→ **TASK DETAILS**
Reproduce all of the material word for word.

→ **DATASET EXTRACT**
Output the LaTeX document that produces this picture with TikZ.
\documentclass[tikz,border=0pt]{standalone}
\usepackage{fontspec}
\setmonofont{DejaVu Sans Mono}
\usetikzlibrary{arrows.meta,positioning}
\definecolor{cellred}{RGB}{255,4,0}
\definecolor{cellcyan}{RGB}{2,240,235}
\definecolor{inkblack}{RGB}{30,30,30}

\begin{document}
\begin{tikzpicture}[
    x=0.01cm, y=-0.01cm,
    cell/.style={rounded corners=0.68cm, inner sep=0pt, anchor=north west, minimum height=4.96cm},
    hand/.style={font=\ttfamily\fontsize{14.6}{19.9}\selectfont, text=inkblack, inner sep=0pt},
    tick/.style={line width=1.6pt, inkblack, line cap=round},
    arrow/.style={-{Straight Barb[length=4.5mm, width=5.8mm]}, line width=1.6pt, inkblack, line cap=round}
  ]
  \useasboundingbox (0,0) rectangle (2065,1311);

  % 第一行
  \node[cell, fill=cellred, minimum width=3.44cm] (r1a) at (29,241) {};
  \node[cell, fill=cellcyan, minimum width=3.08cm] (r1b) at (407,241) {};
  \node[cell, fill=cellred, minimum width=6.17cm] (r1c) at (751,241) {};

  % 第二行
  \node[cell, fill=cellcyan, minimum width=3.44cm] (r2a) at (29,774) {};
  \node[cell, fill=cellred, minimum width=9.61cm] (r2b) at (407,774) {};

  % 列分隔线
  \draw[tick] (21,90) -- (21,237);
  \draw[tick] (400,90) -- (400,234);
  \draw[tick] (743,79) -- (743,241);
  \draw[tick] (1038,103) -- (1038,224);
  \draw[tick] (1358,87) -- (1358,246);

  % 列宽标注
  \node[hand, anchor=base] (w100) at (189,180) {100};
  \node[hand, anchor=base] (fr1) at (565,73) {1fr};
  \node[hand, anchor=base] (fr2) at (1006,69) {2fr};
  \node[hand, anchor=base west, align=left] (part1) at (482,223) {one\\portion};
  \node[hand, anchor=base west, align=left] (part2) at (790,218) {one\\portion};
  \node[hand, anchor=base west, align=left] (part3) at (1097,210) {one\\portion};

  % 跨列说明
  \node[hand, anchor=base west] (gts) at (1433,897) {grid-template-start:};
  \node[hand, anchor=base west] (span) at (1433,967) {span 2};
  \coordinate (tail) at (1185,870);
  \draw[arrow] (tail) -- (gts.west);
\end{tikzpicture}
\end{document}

→ **SOLVED EXERCISE**
Output the LaTeX document that produces this picture with TikZ.
\documentclass[tikz,border=0pt]{standalone}
\usepackage{fontspec}
\setmonofont{DejaVu Sans Mono}
\usetikzlibrary{arrows.meta,positioning}
\definecolor{cellred}{RGB}{255,4,0}
\definecolor{cellcyan}{RGB}{2,240,235}
\definecolor{inkblack}{RGB}{30,30,30}

\begin{document}
\begin{tikzpicture}[
    x=0.01cm, y=-0.01cm,
    cell/.style={rounded corners=0.68cm, inner sep=0pt, anchor=north west, minimum height=4.96cm},
    hand/.style={font=\ttfamily\fontsize{14.6}{19.9}\selectfont, text=inkblack, inner sep=0pt},
    tick/.style={line width=1.6pt, inkblack, line cap=round},
    arrow/.style={-{Straight Barb[length=4.5mm, width=5.8mm]}, line width=1.6pt, inkblack, line cap=round}
  ]
  \useasboundingbox (0,0) rectangle (2065,1311);

  % 第一行
  \node[cell, fill=cellred, minimum width=3.44cm] (r1a) at (29,241) {};
  \node[cell, fill=cellcyan, minimum width=3.08cm] (r1b) at (407,241) {};
  \node[cell, fill=cellred, minimum width=6.17cm] (r1c) at (751,241) {};

  % 第二行
  \node[cell, fill=cellcyan, minimum width=3.44cm] (r2a) at (29,774) {};
  \node[cell, fill=cellred, minimum width=9.61cm] (r2b) at (407,774) {};

  % 列分隔线
  \draw[tick] (21,90) -- (21,237);
  \draw[tick] (400,90) -- (400,234);
  \draw[tick] (743,79) -- (743,241);
  \draw[tick] (1038,103) -- (1038,224);
  \draw[tick] (1358,87) -- (1358,246);

  % 列宽标注
  \node[hand, anchor=base] (w100) at (189,180) {100};
  \node[hand, anchor=base] (fr1) at (565,73) {1fr};
  \node[hand, anchor=base] (fr2) at (1006,69) {2fr};
  \node[hand, anchor=base west, align=left] (part1) at (482,223) {one\\portion};
  \node[hand, anchor=base west, align=left] (part2) at (790,218) {one\\portion};
  \node[hand, anchor=base west, align=left] (part3) at (1097,210) {one\\portion};

  % 跨列说明
  \node[hand, anchor=base west] (gts) at (1433,897) {grid-template-start:};
  \node[hand, anchor=base west] (span) at (1433,967) {span 2};
  \coordinate (tail) at (1185,870);
  \draw[arrow] (tail) -- (gts.west);
\end{tikzpicture}
\end{document}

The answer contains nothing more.